I've continued testing today on multiple machines using the official (old) v1.3 binaries [1] we have and I cannot reproduce the DSP error you Jaroslav have seen. On all of my machines, latest sound tree with old v1.3 FW works just fine. This matches earlier reports on SOF issue #2102.
I also looked back at the history of the kernel trigger order change, and it's a kernel-only change, to fix issues with certain pause-resume cases. It's not a change that was done in tandem with some specific FW side change, so I can't find a solid reason why DMA triggering order should be changed for old FW versions. One FW patch that was done at a time (and referred in the discussions) is:
dai: prevent dai_config while in active state https://github.com/thesofproject/sof/commit/c623e9246325dbee615a5cad0c8e4b0c...
.. but this is not changing the logic, just avoiding a DSP crash by returning an error (but IPC and use-case will still fail).

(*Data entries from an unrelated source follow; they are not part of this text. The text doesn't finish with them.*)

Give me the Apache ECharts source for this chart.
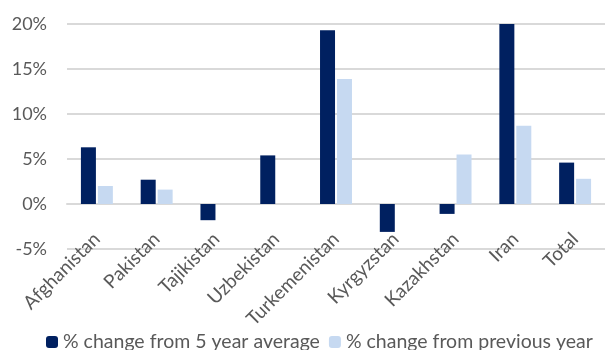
<!DOCTYPE html>
<html>
<head>
<meta charset="utf-8">
<script src="https://cdn.jsdelivr.net/npm/echarts@6/dist/echarts.min.js"></script>
<style>
  html, body { margin: 0; padding: 0; background: #fff; }
  #chart { width: 605px; height: 350px; }
</style>
</head>
<body>
<div id="chart"></div>
<script>
const countries = ['Afghanistan', 'Pakistan', 'Tajikistan', 'Uzbekistan', 'Turkemenistan', 'Kyrgyzstan', 'Kazakhstan', 'Iran', 'Total'];
const fiveYearAvg = [6.3, 2.7, -1.8, 5.4, 19.3, -3.1, -1.1, 20.0, 4.6];
const prevYear = [2.0, 1.6, null, null, 13.9, null, 5.5, 8.7, 2.8];
const seriesNames = ['% change from 5 year average', '% change from previous year'];

const font = 'Lato';
const gray = '#595959';

const chart = echarts.init(document.getElementById('chart'));
chart.setOption({
  animation: false,
  textStyle: { fontFamily: font },
  grid: { left: 67, top: 24, height: 225, width: 547 },
  legend: {
    left: 41, top: 327, width: 800,
    itemWidth: 12, itemHeight: 12, itemGap: 9,
    textStyle: { fontSize: 19.5, color: gray, fontFamily: font },
    data: seriesNames
  },
  xAxis: {
    type: 'category',
    data: countries,
    offset: -45,
    axisLine: { onZero: false, lineStyle: { color: '#d9d9d9', width: 2 } },
    axisTick: { show: false },
    axisLabel: { rotate: 45, interval: 0, margin: 32, fontSize: 19, color: gray }
  },
  yAxis: {
    type: 'value',
    min: -5, max: 20, interval: 5,
    axisLabel: { formatter: '{value}%', fontSize: 18, color: gray, margin: 20 },
    splitLine: { lineStyle: { color: '#d9d9d9', width: 2 } },
    axisLine: { show: false },
    axisTick: { show: false }
  },
  series: [
    { name: seriesNames[0], type: 'bar', data: fiveYearAvg, barWidth: 15, barGap: '13%',
      itemStyle: { color: '#002060' } },
    { name: seriesNames[1], type: 'bar', data: prevYear, barWidth: 15,
      itemStyle: { color: '#c6d9f1' } }
  ]
});
</script>
</body>
</html>
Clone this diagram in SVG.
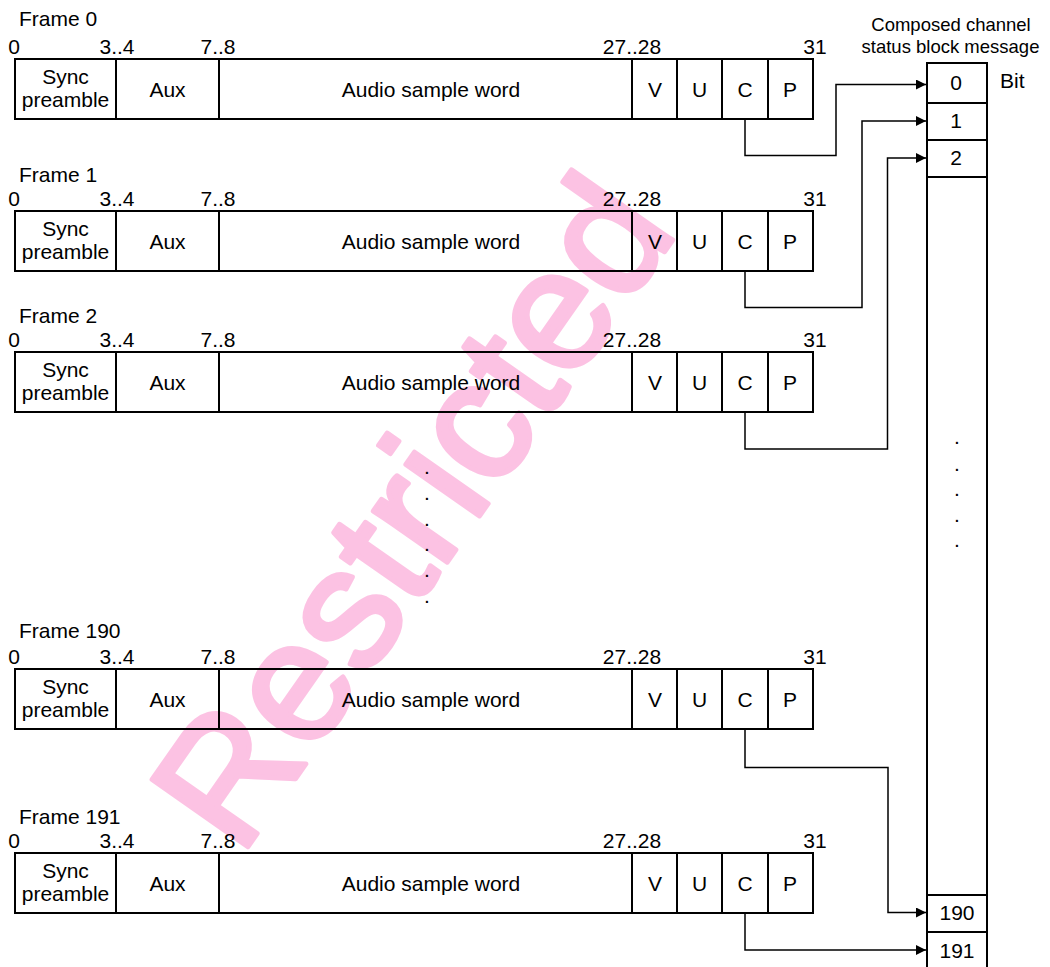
<svg xmlns="http://www.w3.org/2000/svg" width="1050" height="967" viewBox="0 0 1050 967">
<style>
text{font-family:"Liberation Sans",Arial,sans-serif;font-size:21px;fill:#000}
.c{text-anchor:middle}
.box{fill:none;stroke:#000;stroke-width:2}
.div{stroke:#000;stroke-width:2}
.wire{fill:none;stroke:#000;stroke-width:1.5}
.hdr{font-size:18.5px}
.wm{font-size:170px;fill:#FCC2E3;stroke:#FCC2E3;stroke-width:5;stroke-linejoin:round}
</style>
<defs>
<marker id="arr" markerUnits="userSpaceOnUse" markerWidth="10" markerHeight="10" refX="10" refY="5" orient="auto">
<path d="M0,0 L10,5 L0,10 z" fill="#000"/>
</marker>
<g id="frameBody">
<rect class="box" x="15" y="0" width="798" height="60" fill="none"/>
<line class="div" x1="116" y1="0" x2="116" y2="60"/>
<line class="div" x1="219" y1="0" x2="219" y2="60"/>
<line class="div" x1="632" y1="0" x2="632" y2="60"/>
<line class="div" x1="677" y1="0" x2="677" y2="60"/>
<line class="div" x1="722" y1="0" x2="722" y2="60"/>
<line class="div" x1="768" y1="0" x2="768" y2="60"/>
<text class="c" x="14" y="-5">0</text>
<text class="c" x="117" y="-5">3..4</text>
<text class="c" x="218" y="-5">7..8</text>
<text class="c" x="632" y="-5">27..28</text>
<text class="c" x="815" y="-5">31</text>
<text class="c" x="65.5" y="24.5">Sync</text>
<text class="c" x="65.5" y="47.5">preamble</text>
<text class="c" x="167.5" y="38">Aux</text>
<text class="c" x="431" y="38">Audio sample word</text>
<text class="c" x="655" y="38">V</text>
<text class="c" x="699.5" y="38">U</text>
<text class="c" x="745" y="38">C</text>
<text class="c" x="790" y="38">P</text>
</g>
</defs>

<g id="watermark">
<text class="wm" transform="translate(240,858) rotate(-55)">Restricted</text>
</g>

<g id="frame0">
<text x="19" y="26">Frame 0</text>
<use href="#frameBody" transform="translate(0,59)"/>
</g>
<g id="frame1">
<text x="19" y="182">Frame 1</text>
<use href="#frameBody" transform="translate(0,211)"/>
</g>
<g id="frame2">
<text x="19" y="323">Frame 2</text>
<use href="#frameBody" transform="translate(0,352)"/>
</g>
<g id="frame190">
<text x="19" y="638">Frame 190</text>
<use href="#frameBody" transform="translate(0,669)"/>
</g>
<g id="frame191">
<text x="19" y="824">Frame 191</text>
<use href="#frameBody" transform="translate(0,853)"/>
</g>

<g id="gap-dots">
<text class="c" x="427" y="474">.</text>
<text class="c" x="427" y="500">.</text>
<text class="c" x="427" y="525.5">.</text>
<text class="c" x="427" y="551">.</text>
<text class="c" x="427" y="577">.</text>
<text class="c" x="427" y="602.5">.</text>
</g>

<g id="status-block">
<text class="c hdr" x="951" y="31">Composed channel</text>
<text class="c hdr" x="950.5" y="53">status block message</text>
<rect class="box" x="927" y="63" width="60" height="960"/>
<line class="div" x1="927" y1="103" x2="987" y2="103"/>
<line class="div" x1="927" y1="140" x2="987" y2="140"/>
<line class="div" x1="927" y1="177" x2="987" y2="177"/>
<line class="div" x1="927" y1="895" x2="987" y2="895"/>
<line class="div" x1="927" y1="932" x2="987" y2="932"/>
<text class="c" x="956" y="90">0</text>
<text class="c" x="956" y="128">1</text>
<text class="c" x="956" y="165">2</text>
<text class="c" x="957" y="920">190</text>
<text class="c" x="957" y="958">191</text>
<text x="1000" y="88">Bit</text>
<text class="c" x="957" y="444">.</text>
<text class="c" x="957" y="470.5">.</text>
<text class="c" x="957" y="495.5">.</text>
<text class="c" x="957" y="521.5">.</text>
<text class="c" x="957" y="546.5">.</text>
</g>

<g id="connectors">
<polyline class="wire" points="745,120 745,155.5 836,155.5 836,84.5 926,84.5" marker-end="url(#arr)"/>
<polyline class="wire" points="745,272 745,307.5 862,307.5 862,121 926,121" marker-end="url(#arr)"/>
<polyline class="wire" points="745,413 745,449 887.5,449 887.5,158 926,158" marker-end="url(#arr)"/>
<polyline class="wire" points="745,730 745,767.5 888,767.5 888,912.5 926,912.5" marker-end="url(#arr)"/>
<polyline class="wire" points="745,914 745,950 926,950" marker-end="url(#arr)"/>
</g>
</svg>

So although I cannot explain why Jaroslav you see the crash on the old v1.3 firmware on the Lenovo device, I would still recommend to leave current kernel code as is and not add any warnings. To summarize my rationale:
- we have known error in SOF driver logic, which was fixed in 5.5, and now backported to 5.4
- if above driver error was hit, very old FW versions would end up with DSP crash, instead returning a proper error
- for many systems, new 5.5 kernel and old 1.3 FW works ok with no notable issues
- we have at least one system, where new kernel and old FW does not work -> on these machines, upgrade to v1.4.2 firmware helps
Unless we get more reports, I'd lean towards not adding any new warnings. If someone hits a similar case as Jaroslav you did, we can see this from dmesg based on fw version and DSP oops dump (and/or reported IPC error). And the recommended action is to upgrade the FW to 1.4.2.
How about it?
Ok, it seems that it's really a combination of the driver code and 1.3.2 firmware. I tested 5.5 kernel with 1.3.2 again and it's fine on this platform.
Let's keep this without change.
Thank you for your tests.
Jaroslav
[1] https://github.com/thesofproject/sof/releases
Br, Kai